The social context of this policy is that the world became different as the public gained access to options for publishing user generated content. Here are some of facts which people in the Wikipedia community knew in 2005 at the introduction of this policy, and which power brokers in media and the world in general did not know:
- People read content on the Internet
- Anyone can publish information online
- When someone publishes information online, other people can find and read that
- It is possible for an individual who has no particular access or money or power to be able to publish whatever they like, even without permission from a wealthy person or power broker
- There is not a boss of the Internet, or an obvious particular organization which has responsibility for everything published on in Internet accessible media
- Internet media is not a fad, and online media is growing in popularity
I am belaboring details about the Internet which are obvious now, and will be obvious for as long as humanity has the Internet as now as we believe will exist with humanity forever, but if Siegenthaler was like his contemporaries he would doubt, disbelieve, or dismiss all these ideas. These concepts were mostly unknown in 2005 and were still amazing revelations then. Back in 2005 most people would have either not believed or not understood the significance of these statements.
More specifically to Wikipedia and that BLP policy, here are some other facts which the Wikipedia community knew which others did not know:
- The Wikipedia community has superior insights into online media as compared to leaders in journalism, broadcasting, or traditional academic communication theory
- The Wikipedia community has a new media moderation system in place which works natively in a digital media environment, and which is superior in a digital environment as compared to any attempt to adapt non-digital moderation to virtual spaces
- Despite not having designated leadership or a public relations head, the Wikipedia community is able to coordinate communication effectively, and can, for example, respond effectively to mass-media criticism with the crowdsourced creation of a policy response
- In observing complaints from traditional media against Wikipedia, the Wikipedia community operates as a hive mind to develop a robust critical discourse. The Wikipedia community has high consciousness of its strengths and weaknesses, and for any given complaint, Wikipedia users can tap into published knowledge of exactly how what to say to answer criticism.

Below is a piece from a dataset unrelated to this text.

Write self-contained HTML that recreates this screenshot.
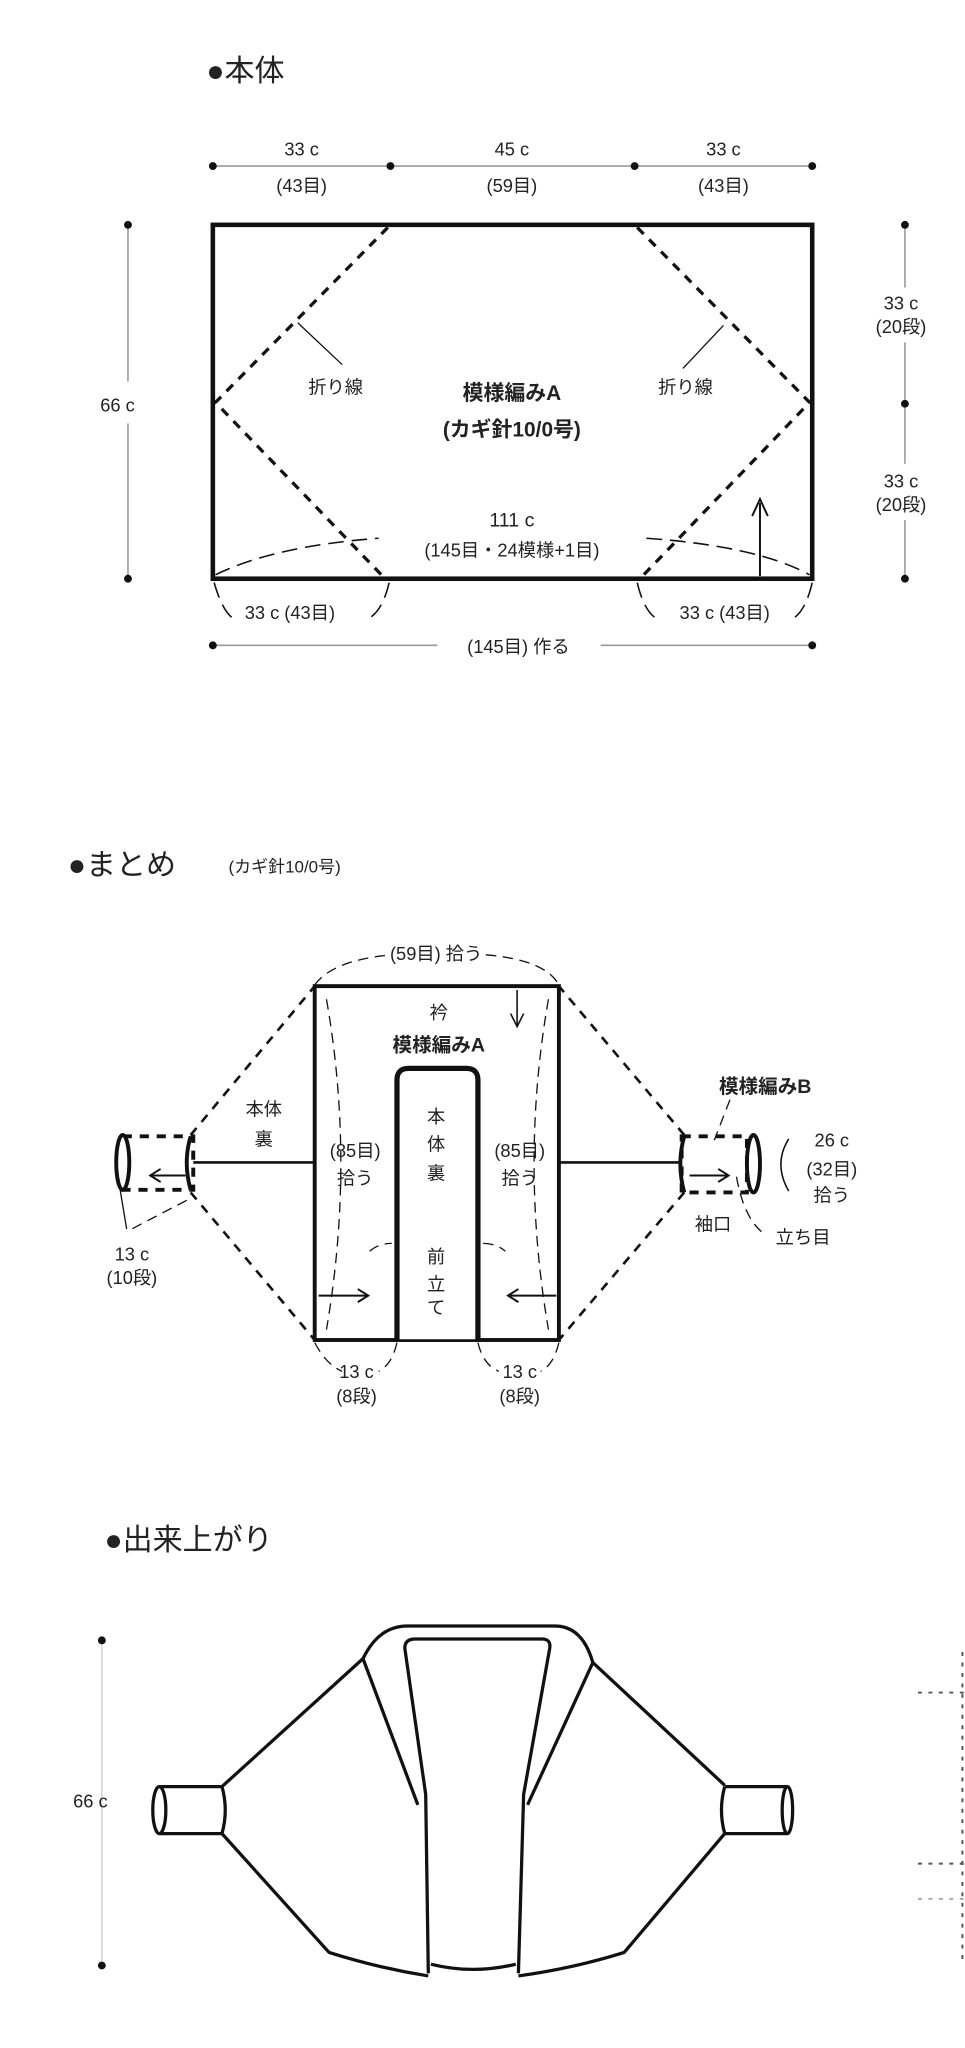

The Wikipedia community already was feeling its power then at the time when other traditional powerholders in media did not even imagine that a decline was in process.

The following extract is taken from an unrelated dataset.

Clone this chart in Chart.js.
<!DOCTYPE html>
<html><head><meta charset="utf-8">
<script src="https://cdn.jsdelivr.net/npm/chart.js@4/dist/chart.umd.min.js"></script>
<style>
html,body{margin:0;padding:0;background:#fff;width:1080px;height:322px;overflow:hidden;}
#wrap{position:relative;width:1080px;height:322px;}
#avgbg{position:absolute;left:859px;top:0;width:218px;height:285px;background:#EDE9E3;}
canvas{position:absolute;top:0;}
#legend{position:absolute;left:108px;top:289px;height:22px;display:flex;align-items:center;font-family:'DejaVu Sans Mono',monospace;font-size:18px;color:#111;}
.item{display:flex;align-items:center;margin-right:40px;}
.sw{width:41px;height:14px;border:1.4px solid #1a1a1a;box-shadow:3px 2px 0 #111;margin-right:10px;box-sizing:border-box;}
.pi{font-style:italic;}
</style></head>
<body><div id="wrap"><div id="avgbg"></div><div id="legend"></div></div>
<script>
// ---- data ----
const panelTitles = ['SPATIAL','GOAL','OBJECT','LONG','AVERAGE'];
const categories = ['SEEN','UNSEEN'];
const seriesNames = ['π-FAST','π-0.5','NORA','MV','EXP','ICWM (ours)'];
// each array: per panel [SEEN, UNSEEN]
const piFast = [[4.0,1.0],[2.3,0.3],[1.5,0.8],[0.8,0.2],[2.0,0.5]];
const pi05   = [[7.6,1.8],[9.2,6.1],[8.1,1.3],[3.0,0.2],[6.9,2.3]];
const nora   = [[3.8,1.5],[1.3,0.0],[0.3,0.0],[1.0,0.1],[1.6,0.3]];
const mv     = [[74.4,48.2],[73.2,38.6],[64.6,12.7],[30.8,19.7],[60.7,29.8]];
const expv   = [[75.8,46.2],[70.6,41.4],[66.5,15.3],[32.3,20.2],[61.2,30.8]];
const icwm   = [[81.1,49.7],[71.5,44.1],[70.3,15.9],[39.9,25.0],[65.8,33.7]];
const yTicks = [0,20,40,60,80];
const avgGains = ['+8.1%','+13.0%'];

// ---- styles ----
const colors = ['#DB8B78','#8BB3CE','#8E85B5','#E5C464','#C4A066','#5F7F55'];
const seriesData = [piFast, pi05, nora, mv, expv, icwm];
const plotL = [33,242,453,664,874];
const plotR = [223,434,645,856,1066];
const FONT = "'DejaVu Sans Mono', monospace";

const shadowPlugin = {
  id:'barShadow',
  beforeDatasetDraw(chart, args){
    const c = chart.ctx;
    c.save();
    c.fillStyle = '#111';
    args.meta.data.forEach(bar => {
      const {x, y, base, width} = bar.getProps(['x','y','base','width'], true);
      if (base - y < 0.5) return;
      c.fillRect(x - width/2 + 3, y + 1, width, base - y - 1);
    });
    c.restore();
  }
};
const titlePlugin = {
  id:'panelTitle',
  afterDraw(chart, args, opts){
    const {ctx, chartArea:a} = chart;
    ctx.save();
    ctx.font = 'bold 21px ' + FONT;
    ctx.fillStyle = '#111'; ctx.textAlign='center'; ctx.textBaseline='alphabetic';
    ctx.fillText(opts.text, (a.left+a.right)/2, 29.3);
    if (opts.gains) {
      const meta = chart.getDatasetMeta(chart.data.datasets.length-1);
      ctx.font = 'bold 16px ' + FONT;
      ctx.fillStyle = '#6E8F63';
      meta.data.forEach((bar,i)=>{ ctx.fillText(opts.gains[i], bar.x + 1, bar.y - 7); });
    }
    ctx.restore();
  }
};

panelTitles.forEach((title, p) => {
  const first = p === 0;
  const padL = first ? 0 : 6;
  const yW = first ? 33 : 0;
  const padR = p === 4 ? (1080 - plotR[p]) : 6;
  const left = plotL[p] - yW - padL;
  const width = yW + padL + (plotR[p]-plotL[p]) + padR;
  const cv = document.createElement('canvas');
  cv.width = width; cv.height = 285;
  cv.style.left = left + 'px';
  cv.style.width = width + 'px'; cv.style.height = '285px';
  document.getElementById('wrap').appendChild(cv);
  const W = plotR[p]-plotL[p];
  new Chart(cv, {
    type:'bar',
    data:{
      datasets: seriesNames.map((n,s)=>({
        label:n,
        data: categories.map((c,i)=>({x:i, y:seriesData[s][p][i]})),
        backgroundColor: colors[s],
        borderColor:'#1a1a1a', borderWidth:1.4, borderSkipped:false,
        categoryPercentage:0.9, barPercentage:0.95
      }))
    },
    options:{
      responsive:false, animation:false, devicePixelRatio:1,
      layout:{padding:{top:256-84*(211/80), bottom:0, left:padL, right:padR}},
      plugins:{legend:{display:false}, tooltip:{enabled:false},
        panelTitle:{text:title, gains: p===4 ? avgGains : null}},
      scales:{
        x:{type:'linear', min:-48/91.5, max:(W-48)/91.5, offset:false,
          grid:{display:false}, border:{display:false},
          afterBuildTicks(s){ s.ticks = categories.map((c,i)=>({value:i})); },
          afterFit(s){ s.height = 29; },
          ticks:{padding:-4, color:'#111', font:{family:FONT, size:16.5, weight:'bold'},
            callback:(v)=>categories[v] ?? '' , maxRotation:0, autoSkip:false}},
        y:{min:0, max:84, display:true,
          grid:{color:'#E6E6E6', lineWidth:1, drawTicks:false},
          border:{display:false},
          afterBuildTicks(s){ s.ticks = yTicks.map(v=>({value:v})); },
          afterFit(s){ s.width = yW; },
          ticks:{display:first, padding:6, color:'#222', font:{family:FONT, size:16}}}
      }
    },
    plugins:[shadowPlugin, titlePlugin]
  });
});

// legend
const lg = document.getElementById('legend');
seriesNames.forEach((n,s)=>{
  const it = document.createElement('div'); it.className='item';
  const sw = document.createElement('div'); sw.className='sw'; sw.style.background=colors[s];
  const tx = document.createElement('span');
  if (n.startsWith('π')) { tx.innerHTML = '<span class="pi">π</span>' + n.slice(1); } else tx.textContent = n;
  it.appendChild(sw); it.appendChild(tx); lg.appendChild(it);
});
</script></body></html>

From Seigenthaler’s perspective, and from the mass media coverage at the time, the old guard felt like they were criticizing Wikipedia, youth culture, the Internet in general, and encroachment of digital media talent upon their non-digital publishing professional skill sets. This was not the case then, and the Wikipedia community never felt like Seigenthaler had a reasonable complaint. When the Wikipedia community drafted this policy it was not even to change behavior, but rather, it was to put into words what everyone was already doing and which the new media generation understood without being told and due to their experience from the nature of the system.
One of the most encouraging aspects of the Seigenthaler complaint was that he was complaining about content which Wikipedia’s moderation system had detected and removed within 24 hours, which was better than what Google, Facebook, Microsoft, Apple, or any of the other big players could do at that time. Part of the social context of this complaint about Wikipedia was that Wikipedia was a channel for community empowerment and nonprofit media, when actually all of the big players were experimenting with user generated content and all of them permitted similar user activity. The media conditions the public to tolerate bad behavior from the corporate sector, because they are supposed to be self-serving and profit seeking and problematic, but critical of nonprofit community projects with less resources, because those projects have a mission to seek goodness. The way things ought to be is that the public should set the ethics of public space, and when corporate entities seek to enter the public commons, then they have to comply with community norms. Too often the reality is that corporations do what they want and send blame downward to whomever is less privileged in society. I am not dismissing the Seigenthaler complaint, but I will note that lots of websites publish lots of nonsense, and that Wikipedia moderates that nonsense in a better, more quickly, more ethically, and with more criticism than other platforms with more billions of dollars.
About lies in Texas
I grew up in Texas which is the state where the assassination happened, and since part of Texas culture is sharing fake folklore, people there enjoy telling and listening to outlandish explanations for why things happened. Kennedy assassination stories can be a mix of somber regret, concerned citizens against government oppression, wild fiction for fun, or provocation by people in on the joke at the expense of people not in on the joke. In the future people will forget the historical context, but obviously the intent of saying that someone killed JFK is a joke. In the Seigenthaler vandalism, the outlandish accusation was that he was an assassin mastermind who killed both president Kennedy and also his brother Robert Kennedy in another conspiracy Other context which the future will forget is that in the early days of the Internet people were bewildered by online publishing in general, and understanding new media like user generated content or Wikipedia required multiple levels of abstraction when a person was unaware of foundational premises. Seigenthaler was confused, but came out very publicly complaining about Wikipedia. To me, blaming him for killing Kennedy would be comparable to telling a story of him abducting Harold Holt, or having Jimmy Hoffa‘s dead body, or being intimately involved in any other story in the list of conspiracy theories.
The Wikipedia community responded seriously to Seigenthaler’s complaint but he never seemed to be conscious of how ridiculous it was for him to be offended because someone said something weird about him on the Internet. He was still imagining that Wikipedia had an editorial board like a conventional publishing house or newspaper or television news studio. Everything turned out fine for Wikipedia because we needed an excuse to have a policy for biographies of living persons, and having an overblown incident of cultural misunderstanding as an origin story is a great beginning. The media record about all of this is strange throughout, because internationally, many people did not realize the joke in the Kennedy murder accusation, and even in the United States somehow the media was not following that the vandal intended to be funny. Anyway, I am saying all this to share that this contemporary television show made this same lame decades-old joke, and with yet more time passed, and with Wikipedia being more international, I know that many people will miss the context. I grew up in an environment where people discussed the possibility that Kennedy shot first and I am not able to see anyone have this discussion without thinking of the jokes.